● **STATED TASK**: Only the lines from the one holding "Output the web" through the one holding "const outlierValues = [0, 22, 23, 25, 30];" are to be retyped, exactly as they appear, with both boundary lines included.
— START OF DATA LINES —
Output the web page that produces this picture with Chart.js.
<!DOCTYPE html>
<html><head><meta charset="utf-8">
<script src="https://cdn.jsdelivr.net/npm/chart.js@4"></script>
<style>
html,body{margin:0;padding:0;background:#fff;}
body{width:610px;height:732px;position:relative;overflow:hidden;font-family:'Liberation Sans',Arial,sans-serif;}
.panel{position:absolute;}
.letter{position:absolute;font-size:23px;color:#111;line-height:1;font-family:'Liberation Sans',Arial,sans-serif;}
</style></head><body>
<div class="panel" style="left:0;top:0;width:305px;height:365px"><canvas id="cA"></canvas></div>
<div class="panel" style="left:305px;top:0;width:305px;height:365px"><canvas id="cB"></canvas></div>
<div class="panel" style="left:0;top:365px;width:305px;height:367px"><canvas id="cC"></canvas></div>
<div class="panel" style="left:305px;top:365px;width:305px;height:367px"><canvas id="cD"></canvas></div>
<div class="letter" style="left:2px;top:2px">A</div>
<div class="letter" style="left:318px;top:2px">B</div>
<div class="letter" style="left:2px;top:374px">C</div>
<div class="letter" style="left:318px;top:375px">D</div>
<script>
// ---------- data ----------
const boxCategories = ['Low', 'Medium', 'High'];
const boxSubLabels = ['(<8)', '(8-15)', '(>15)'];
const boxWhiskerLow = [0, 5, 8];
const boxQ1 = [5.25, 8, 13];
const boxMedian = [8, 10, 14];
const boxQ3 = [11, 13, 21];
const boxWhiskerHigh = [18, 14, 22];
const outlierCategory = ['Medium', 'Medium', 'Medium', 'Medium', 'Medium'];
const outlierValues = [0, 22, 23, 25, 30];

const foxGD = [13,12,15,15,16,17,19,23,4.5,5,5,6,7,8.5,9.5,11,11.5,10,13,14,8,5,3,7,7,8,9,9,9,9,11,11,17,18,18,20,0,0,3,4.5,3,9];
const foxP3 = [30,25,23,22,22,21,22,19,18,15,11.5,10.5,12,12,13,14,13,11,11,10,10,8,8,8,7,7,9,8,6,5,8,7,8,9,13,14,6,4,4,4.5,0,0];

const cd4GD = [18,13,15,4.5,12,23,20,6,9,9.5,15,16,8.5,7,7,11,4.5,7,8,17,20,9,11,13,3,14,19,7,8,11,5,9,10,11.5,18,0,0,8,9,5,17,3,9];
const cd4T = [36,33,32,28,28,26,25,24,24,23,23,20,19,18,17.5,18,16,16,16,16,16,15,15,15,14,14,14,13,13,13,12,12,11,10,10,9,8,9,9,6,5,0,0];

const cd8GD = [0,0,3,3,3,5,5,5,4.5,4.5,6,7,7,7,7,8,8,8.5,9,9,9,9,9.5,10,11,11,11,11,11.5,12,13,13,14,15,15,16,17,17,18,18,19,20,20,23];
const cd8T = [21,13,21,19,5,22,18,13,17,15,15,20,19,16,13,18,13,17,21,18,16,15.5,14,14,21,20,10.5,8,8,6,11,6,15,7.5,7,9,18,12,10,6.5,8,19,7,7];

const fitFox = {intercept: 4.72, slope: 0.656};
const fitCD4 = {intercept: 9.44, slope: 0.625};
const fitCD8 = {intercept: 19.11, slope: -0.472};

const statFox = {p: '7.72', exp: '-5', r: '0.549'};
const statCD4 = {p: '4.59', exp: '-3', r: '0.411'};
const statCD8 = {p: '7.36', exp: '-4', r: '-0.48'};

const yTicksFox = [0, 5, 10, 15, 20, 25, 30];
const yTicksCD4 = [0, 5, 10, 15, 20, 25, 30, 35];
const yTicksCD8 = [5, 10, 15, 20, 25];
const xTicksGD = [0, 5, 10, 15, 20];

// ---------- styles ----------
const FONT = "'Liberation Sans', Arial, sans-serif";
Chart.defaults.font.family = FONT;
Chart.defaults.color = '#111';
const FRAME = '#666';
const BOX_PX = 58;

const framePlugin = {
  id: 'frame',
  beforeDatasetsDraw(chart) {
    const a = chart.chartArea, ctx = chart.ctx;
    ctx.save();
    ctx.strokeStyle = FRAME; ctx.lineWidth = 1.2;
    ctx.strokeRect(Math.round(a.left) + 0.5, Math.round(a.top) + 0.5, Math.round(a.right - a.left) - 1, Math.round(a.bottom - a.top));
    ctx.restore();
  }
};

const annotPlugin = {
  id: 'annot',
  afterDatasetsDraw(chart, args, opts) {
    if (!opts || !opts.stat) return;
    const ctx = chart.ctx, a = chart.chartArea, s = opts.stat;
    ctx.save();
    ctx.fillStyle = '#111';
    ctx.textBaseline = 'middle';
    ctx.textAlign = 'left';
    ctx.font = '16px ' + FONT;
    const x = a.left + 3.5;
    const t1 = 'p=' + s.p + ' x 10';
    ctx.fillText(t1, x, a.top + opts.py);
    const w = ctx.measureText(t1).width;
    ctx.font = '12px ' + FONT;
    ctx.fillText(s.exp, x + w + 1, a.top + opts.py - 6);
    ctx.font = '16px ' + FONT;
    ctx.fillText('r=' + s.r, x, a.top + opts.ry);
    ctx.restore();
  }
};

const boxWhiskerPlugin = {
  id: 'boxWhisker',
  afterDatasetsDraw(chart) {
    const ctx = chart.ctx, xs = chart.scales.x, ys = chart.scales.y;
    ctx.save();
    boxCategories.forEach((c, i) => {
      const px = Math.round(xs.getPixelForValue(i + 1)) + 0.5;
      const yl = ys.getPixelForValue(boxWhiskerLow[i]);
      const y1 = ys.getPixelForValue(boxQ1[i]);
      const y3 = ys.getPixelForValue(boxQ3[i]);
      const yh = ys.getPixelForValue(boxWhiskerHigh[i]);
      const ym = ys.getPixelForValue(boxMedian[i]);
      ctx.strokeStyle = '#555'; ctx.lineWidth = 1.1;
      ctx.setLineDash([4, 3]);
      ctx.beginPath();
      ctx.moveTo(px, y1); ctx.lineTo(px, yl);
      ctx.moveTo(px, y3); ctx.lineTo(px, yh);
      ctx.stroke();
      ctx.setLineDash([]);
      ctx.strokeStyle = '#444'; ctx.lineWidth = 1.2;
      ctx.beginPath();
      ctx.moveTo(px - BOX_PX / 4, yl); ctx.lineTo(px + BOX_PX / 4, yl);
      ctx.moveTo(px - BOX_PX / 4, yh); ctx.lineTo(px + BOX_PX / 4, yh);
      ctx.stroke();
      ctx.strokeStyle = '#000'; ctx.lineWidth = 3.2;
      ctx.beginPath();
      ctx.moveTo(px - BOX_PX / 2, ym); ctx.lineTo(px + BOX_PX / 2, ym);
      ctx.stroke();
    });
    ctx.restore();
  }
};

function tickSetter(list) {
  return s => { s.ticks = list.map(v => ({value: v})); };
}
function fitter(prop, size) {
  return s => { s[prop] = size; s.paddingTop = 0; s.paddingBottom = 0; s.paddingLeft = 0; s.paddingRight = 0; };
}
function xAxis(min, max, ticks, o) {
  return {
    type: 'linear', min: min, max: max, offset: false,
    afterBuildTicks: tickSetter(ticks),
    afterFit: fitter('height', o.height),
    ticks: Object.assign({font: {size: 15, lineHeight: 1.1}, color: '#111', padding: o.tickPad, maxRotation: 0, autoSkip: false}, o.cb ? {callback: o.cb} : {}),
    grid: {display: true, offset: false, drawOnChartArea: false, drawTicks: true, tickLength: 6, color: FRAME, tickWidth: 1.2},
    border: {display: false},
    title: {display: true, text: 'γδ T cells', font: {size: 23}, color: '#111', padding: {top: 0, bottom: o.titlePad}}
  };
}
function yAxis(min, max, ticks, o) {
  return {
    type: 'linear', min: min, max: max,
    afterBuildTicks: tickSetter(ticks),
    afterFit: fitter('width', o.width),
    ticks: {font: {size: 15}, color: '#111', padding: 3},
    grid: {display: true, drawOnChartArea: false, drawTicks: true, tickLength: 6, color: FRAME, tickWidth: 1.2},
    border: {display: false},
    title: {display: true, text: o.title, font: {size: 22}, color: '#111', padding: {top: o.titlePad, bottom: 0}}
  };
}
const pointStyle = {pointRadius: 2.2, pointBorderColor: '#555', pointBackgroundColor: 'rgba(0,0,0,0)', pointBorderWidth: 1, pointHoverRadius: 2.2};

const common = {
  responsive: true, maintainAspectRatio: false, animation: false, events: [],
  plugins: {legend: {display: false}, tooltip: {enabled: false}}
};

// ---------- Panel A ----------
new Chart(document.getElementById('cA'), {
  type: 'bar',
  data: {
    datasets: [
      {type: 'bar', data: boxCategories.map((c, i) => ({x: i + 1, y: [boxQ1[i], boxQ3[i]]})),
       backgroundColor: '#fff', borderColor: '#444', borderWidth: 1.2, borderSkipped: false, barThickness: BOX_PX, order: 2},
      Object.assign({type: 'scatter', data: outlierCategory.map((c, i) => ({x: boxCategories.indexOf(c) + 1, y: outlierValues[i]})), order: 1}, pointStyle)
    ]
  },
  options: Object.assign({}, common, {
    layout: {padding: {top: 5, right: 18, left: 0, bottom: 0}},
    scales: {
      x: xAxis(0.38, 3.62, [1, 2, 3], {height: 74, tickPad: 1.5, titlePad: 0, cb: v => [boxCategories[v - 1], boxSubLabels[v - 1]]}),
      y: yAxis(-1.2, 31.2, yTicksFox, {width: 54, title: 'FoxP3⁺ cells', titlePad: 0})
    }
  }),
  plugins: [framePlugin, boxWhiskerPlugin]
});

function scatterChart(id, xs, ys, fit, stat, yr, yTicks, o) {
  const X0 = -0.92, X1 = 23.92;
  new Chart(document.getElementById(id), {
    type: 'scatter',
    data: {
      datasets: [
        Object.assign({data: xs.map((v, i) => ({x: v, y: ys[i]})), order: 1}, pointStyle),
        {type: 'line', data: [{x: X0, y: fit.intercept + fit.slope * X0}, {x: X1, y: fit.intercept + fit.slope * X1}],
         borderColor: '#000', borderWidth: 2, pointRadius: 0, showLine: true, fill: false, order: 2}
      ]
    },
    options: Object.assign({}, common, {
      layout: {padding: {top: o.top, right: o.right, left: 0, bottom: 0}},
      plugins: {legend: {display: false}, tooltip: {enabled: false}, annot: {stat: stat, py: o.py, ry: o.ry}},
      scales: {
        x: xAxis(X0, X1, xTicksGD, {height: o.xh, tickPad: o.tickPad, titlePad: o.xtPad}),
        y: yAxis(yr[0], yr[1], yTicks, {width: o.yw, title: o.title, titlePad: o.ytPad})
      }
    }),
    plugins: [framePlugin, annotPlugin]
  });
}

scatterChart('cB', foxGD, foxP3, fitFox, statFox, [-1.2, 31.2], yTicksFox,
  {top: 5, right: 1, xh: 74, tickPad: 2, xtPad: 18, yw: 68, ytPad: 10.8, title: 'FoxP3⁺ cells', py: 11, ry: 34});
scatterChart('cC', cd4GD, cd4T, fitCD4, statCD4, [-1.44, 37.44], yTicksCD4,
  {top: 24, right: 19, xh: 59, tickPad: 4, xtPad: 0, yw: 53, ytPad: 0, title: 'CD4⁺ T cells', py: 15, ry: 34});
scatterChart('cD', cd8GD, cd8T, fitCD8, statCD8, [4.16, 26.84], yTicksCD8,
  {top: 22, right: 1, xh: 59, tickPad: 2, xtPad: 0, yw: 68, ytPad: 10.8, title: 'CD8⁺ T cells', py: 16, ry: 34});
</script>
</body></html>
— END OF DATA LINES —
— START OF DATA LINES —
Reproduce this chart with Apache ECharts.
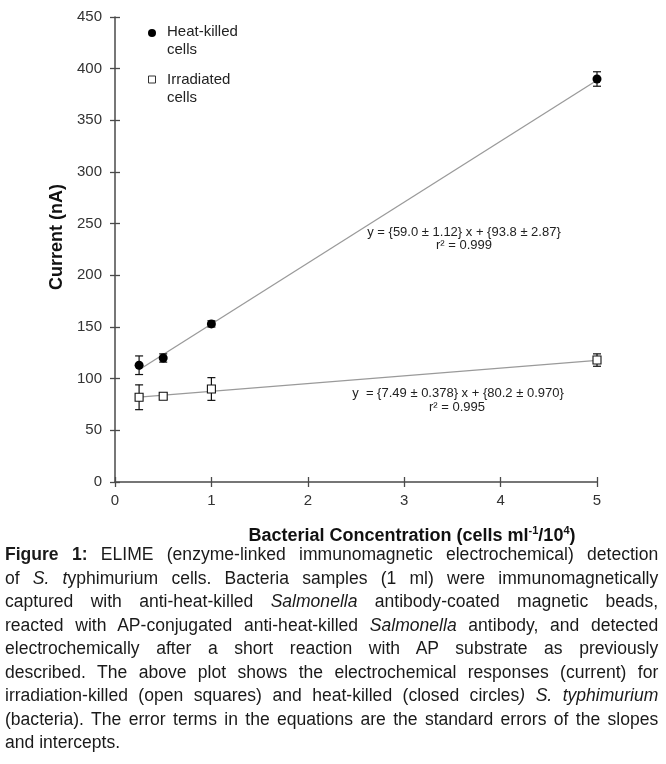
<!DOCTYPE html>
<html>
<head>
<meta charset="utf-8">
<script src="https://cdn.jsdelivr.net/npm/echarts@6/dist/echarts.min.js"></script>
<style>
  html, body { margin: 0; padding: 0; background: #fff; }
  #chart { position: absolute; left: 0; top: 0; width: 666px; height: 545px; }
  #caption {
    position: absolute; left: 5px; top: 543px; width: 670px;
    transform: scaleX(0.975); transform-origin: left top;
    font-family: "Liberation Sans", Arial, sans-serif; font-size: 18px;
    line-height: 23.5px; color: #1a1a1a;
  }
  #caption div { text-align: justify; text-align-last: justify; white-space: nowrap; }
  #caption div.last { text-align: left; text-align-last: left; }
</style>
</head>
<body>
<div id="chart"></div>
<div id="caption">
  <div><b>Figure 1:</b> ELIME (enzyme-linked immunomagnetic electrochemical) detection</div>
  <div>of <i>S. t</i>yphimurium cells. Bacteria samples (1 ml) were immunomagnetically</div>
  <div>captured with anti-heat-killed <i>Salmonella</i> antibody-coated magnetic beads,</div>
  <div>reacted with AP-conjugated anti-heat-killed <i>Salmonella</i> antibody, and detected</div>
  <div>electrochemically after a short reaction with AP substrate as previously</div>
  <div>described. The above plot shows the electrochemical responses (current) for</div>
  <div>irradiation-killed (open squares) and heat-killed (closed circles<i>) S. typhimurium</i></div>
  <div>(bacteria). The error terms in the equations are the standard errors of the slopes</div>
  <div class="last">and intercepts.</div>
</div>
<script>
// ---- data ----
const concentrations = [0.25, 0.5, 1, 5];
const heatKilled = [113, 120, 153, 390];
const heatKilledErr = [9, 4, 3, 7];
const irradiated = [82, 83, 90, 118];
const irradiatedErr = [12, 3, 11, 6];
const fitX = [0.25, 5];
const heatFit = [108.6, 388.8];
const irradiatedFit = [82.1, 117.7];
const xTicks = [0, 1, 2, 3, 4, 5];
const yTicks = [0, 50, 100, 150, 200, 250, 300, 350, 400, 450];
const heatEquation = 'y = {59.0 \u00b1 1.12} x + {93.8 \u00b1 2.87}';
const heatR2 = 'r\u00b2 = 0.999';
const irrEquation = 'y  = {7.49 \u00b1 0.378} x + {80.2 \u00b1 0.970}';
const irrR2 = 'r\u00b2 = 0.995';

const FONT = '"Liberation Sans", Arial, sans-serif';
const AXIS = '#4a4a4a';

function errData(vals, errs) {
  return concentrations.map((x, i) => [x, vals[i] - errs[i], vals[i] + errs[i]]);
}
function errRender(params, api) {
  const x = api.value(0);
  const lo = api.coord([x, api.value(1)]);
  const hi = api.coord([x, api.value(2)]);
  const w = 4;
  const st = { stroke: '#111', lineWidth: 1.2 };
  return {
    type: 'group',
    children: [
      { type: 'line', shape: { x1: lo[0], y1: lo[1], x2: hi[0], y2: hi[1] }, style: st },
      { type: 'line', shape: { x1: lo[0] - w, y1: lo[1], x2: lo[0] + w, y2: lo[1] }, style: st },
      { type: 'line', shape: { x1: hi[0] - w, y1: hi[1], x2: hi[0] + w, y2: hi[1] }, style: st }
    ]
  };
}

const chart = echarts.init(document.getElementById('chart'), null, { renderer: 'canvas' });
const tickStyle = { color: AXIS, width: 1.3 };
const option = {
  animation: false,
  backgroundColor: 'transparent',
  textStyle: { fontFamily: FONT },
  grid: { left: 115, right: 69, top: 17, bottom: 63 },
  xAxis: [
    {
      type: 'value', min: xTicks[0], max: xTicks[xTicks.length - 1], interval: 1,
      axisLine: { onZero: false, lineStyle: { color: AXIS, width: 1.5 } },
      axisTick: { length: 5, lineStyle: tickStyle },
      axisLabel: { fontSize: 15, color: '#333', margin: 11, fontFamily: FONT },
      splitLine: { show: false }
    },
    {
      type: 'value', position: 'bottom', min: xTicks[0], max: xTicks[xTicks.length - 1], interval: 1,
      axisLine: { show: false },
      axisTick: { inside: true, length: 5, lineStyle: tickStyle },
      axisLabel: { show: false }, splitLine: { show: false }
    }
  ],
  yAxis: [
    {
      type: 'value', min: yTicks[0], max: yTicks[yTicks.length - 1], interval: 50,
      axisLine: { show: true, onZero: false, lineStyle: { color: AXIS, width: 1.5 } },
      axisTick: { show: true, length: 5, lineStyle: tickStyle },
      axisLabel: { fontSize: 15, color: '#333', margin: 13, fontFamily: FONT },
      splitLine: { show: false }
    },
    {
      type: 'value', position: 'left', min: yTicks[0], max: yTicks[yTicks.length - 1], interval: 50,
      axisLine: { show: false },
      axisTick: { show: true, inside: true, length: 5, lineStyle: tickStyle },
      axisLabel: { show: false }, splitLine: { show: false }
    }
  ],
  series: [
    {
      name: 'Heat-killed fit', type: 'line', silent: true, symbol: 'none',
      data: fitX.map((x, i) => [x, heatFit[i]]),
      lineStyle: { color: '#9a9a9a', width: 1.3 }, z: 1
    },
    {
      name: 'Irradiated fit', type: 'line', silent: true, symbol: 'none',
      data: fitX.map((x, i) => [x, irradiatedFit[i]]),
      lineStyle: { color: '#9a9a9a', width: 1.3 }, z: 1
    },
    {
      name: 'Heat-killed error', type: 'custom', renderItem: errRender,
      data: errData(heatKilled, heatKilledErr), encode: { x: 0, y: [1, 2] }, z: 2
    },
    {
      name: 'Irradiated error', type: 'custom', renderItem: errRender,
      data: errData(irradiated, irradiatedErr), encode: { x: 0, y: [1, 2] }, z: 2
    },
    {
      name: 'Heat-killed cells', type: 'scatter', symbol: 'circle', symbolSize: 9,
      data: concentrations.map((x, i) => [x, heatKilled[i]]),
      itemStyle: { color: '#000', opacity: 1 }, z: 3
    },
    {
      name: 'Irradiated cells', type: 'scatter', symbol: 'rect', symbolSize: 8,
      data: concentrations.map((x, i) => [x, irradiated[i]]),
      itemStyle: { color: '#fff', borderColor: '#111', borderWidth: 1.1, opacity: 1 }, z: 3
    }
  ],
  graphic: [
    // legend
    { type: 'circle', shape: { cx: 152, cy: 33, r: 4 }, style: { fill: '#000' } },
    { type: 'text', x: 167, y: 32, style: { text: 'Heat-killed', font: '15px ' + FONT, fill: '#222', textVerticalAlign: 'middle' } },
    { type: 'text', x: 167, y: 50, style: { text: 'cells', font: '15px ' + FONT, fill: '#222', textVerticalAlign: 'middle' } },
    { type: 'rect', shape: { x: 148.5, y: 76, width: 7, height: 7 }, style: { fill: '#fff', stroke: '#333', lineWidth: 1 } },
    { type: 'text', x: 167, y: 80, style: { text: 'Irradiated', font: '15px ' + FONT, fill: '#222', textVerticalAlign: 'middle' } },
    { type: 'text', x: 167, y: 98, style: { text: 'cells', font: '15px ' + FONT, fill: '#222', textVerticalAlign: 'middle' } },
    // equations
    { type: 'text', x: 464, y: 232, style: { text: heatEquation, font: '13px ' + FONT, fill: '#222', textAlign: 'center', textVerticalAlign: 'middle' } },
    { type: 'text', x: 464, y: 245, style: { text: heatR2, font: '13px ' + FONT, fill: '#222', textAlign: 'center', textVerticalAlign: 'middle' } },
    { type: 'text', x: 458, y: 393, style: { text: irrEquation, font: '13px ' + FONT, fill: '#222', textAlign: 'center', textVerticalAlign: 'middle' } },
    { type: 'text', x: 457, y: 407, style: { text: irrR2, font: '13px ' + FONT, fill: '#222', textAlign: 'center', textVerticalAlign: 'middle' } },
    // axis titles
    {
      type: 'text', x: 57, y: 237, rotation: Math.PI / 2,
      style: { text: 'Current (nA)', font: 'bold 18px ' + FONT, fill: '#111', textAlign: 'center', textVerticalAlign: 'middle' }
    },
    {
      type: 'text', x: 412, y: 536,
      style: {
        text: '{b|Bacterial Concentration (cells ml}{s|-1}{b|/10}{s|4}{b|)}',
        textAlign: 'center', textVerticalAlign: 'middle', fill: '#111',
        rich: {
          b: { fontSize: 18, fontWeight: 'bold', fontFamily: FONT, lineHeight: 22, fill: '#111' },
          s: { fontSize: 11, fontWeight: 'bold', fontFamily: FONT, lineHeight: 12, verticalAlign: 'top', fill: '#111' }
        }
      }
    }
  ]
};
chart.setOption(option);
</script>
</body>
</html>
— END OF DATA LINES —
● **TASK SOLUTION**:
Output the web page that produces this picture with Chart.js.
<!DOCTYPE html>
<html><head><meta charset="utf-8">
<script src="https://cdn.jsdelivr.net/npm/chart.js@4"></script>
<style>
html,body{margin:0;padding:0;background:#fff;}
body{width:610px;height:732px;position:relative;overflow:hidden;font-family:'Liberation Sans',Arial,sans-serif;}
.panel{position:absolute;}
.letter{position:absolute;font-size:23px;color:#111;line-height:1;font-family:'Liberation Sans',Arial,sans-serif;}
</style></head><body>
<div class="panel" style="left:0;top:0;width:305px;height:365px"><canvas id="cA"></canvas></div>
<div class="panel" style="left:305px;top:0;width:305px;height:365px"><canvas id="cB"></canvas></div>
<div class="panel" style="left:0;top:365px;width:305px;height:367px"><canvas id="cC"></canvas></div>
<div class="panel" style="left:305px;top:365px;width:305px;height:367px"><canvas id="cD"></canvas></div>
<div class="letter" style="left:2px;top:2px">A</div>
<div class="letter" style="left:318px;top:2px">B</div>
<div class="letter" style="left:2px;top:374px">C</div>
<div class="letter" style="left:318px;top:375px">D</div>
<script>
// ---------- data ----------
const boxCategories = ['Low', 'Medium', 'High'];
const boxSubLabels = ['(<8)', '(8-15)', '(>15)'];
const boxWhiskerLow = [0, 5, 8];
const boxQ1 = [5.25, 8, 13];
const boxMedian = [8, 10, 14];
const boxQ3 = [11, 13, 21];
const boxWhiskerHigh = [18, 14, 22];
const outlierCategory = ['Medium', 'Medium', 'Medium', 'Medium', 'Medium'];
const outlierValues = [0, 22, 23, 25, 30];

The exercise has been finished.